Yes, Natalie, there were benefits from the rabbit population explosion. Trapping rabbits during the Great Depression and during WW2, supplied food and extra income to many people.

Here's a little rabbit story. I had an uncle Max, now long gone, who told me once that he was visiting people out in the country and they were having Sunday dinner. After the meal he was asked how he enjoyed it and he said it was good chicken. It wasn't chicken he was told, it was rabbit. On hearing that, he said, he headed out the door and went behind the barn where he threw up. 


Hank Ruark June 5, 2010 7:46 pm (Pacific time)

RvB:
Murdoch would slice off 20%, then broadcast for BP's full benefit.
Fully appreciate your points
and look for more...

Re Cheney, "grandfather" does NOT confer any forgiveness for past sins, as most in that status can tell you.

Never Forget he's main man of Project for New American Century,setting direction, tone, pace and details for much of Reagan-era beginnings of massive worldwide mess we now facing consequentially, including deregulation start for offshore oil exploration in desperate breadth and to new deeps --13,000 feet for this BP blow-out !!

Cheney as a grandfather is a joke! A little too subtle for you? 

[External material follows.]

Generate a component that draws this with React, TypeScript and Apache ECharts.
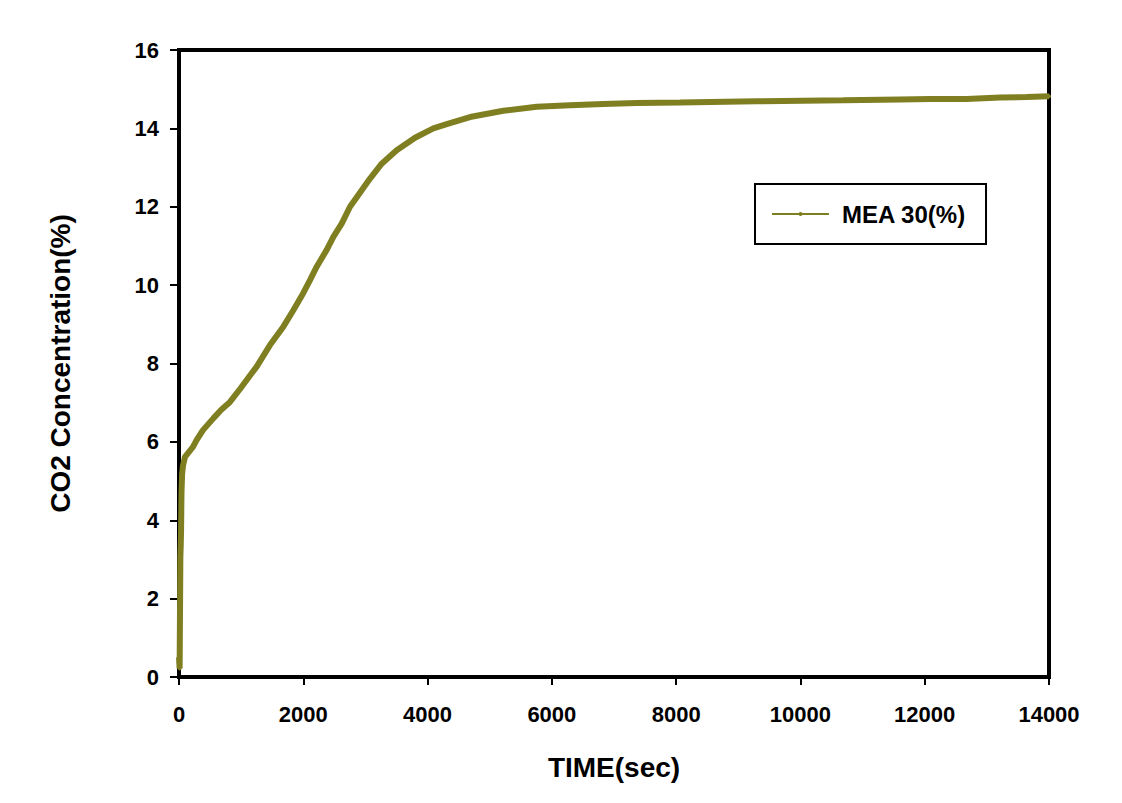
import React, { useEffect, useRef } from "react";
import * as echarts from "echarts";

const timeSec: number[] = [
  0, 10, 22, 28, 33, 40, 50, 65, 97, 225, 285, 386, 552, 680, 821, 982, 1250,
  1464, 1679, 1840, 2001, 2108, 2216, 2377, 2484, 2618, 2752, 2886, 3074, 3262,
  3503, 3798, 4093, 4334, 4683, 5219, 5756, 6292, 6828, 7365, 8062, 9297,
  10690, 11600, 12085, 12676, 13212, 13642, 14000,
];
const co2Pct: number[] = [
  0.5, 0.22, 3.06, 3.37, 3.7, 4.7, 5.18, 5.4, 5.62, 5.87, 6.05, 6.3, 6.6, 6.82,
  7.02, 7.35, 7.92, 8.47, 8.94, 9.36, 9.8, 10.13, 10.47, 10.9, 11.23, 11.57,
  12.0, 12.3, 12.72, 13.1, 13.44, 13.76, 14.0, 14.12, 14.29, 14.45,
  14.55, 14.59, 14.62, 14.65, 14.66, 14.69, 14.72, 14.74, 14.75, 14.75, 14.79,
  14.8, 14.82,
];
const seriesName = "MEA 30(%)";
const xTitle = "TIME(sec)";
const yTitle = "CO2 Concentration(%)";

const FONT = "'Liberation Sans', Arial, sans-serif";
const OLIVE = "#7f7f22";

export default function App() {
  const ref = useRef<HTMLDivElement>(null);
  useEffect(() => {
    document.body.style.margin = "0";
    if (!ref.current) return;
    const chart = echarts.init(ref.current, null, { renderer: "svg" });
    const data = timeSec.map((t, i) => [t, co2Pct[i]]);
    chart.setOption({
      animation: false,
      backgroundColor: "#fff",
      grid: {
        left: 179,
        right: 73,
        top: 50,
        bottom: 126,
        show: true,
        borderColor: "#000",
        borderWidth: 4,
      },
      legend: {
        left: 755,
        top: 184,
        padding: [18, 20, 18, 16],
        borderColor: "#000",
        borderWidth: 2,
        backgroundColor: "#fff",
        itemWidth: 57,
        itemHeight: 5,
        lineStyle: { width: 2 },
        textStyle: {
          fontFamily: FONT,
          fontWeight: "bold",
          fontSize: 24,
          color: "#000",
          padding: [0, 0, 0, 8],
        },
        data: [seriesName],
      },
      xAxis: {
        type: "value",
        min: 0,
        max: 14000,
        interval: 2000,
        name: xTitle,
        nameLocation: "middle",
        nameGap: 76,
        nameTextStyle: {
          fontFamily: FONT,
          fontWeight: "bold",
          fontSize: 28,
          color: "#000",
        },
        splitLine: { show: false },
        axisLine: { show: true, lineStyle: { color: "#000", width: 4 } },
        axisTick: { show: true, length: 8, lineStyle: { color: "#000", width: 2 } },
        axisLabel: {
          margin: 26,
          fontFamily: FONT,
          fontWeight: "bold",
          fontSize: 22,
          color: "#000",
          formatter: (v: number) => String(v),
        },
      },
      yAxis: {
        type: "value",
        min: 0,
        max: 16,
        interval: 2,
        name: yTitle,
        nameLocation: "middle",
        nameGap: 105,
        nameTextStyle: {
          fontFamily: FONT,
          fontWeight: "bold",
          fontSize: 28,
          color: "#000",
        },
        splitLine: { show: false },
        axisLine: { show: true, lineStyle: { color: "#000", width: 4 } },
        axisTick: { show: true, length: 9, lineStyle: { color: "#000", width: 2 } },
        axisLabel: {
          margin: 20,
          fontFamily: FONT,
          fontWeight: "bold",
          fontSize: 22,
          color: "#000",
        },
      },
      series: [
        {
          name: seriesName,
          type: "line",
          data,
          color: OLIVE,
          symbol: "circle",
          symbolSize: 4,
          showSymbol: true,
          lineStyle: { color: OLIVE, width: 6 },
          itemStyle: { color: OLIVE },
        },
      ],
    });
    return () => chart.dispose();
  }, []);
  return <div ref={ref} style={{ width: 1122, height: 803 }} />;
}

Roger von Bütow June 5, 2010 5:04 pm (Pacific time)

DJ:
Have you considered asking Eileen Fleming's help? Maybe she and her ilk can pray the oil away, these theists are beginning to proliferate like the rabbits.....Question: If God caused the spill, is that a miracle, and if so can it be "miracled" (prayed) away? I think Eileen needs some advanced theological education in the differences, the nuances between THEISM and DEISM.........America's Founders were, of course, DEISTS. They'd probably hang these BP bastards and not lose a moments rest. Personally, I'd toss the BP and their contractors corporate boards (Halliburton, Cheney, Bush et al) into a pen and let the fisherman's families have at them. Sell it pay-per-view globally, let the families have 100% of the advertisement profits. Maybe Rupert Murdoch would show it on FOX, let loudmouth slimeball Glenn Beck do the ringside work? If America wants a bloody Roman spectacle, it has surely started one in the Gulf by allowing known criminals to drill in this hemisphere and near our shining shores.

Why does everyone always pick on Dick Cheney. He's a grandfather, for crying out loud!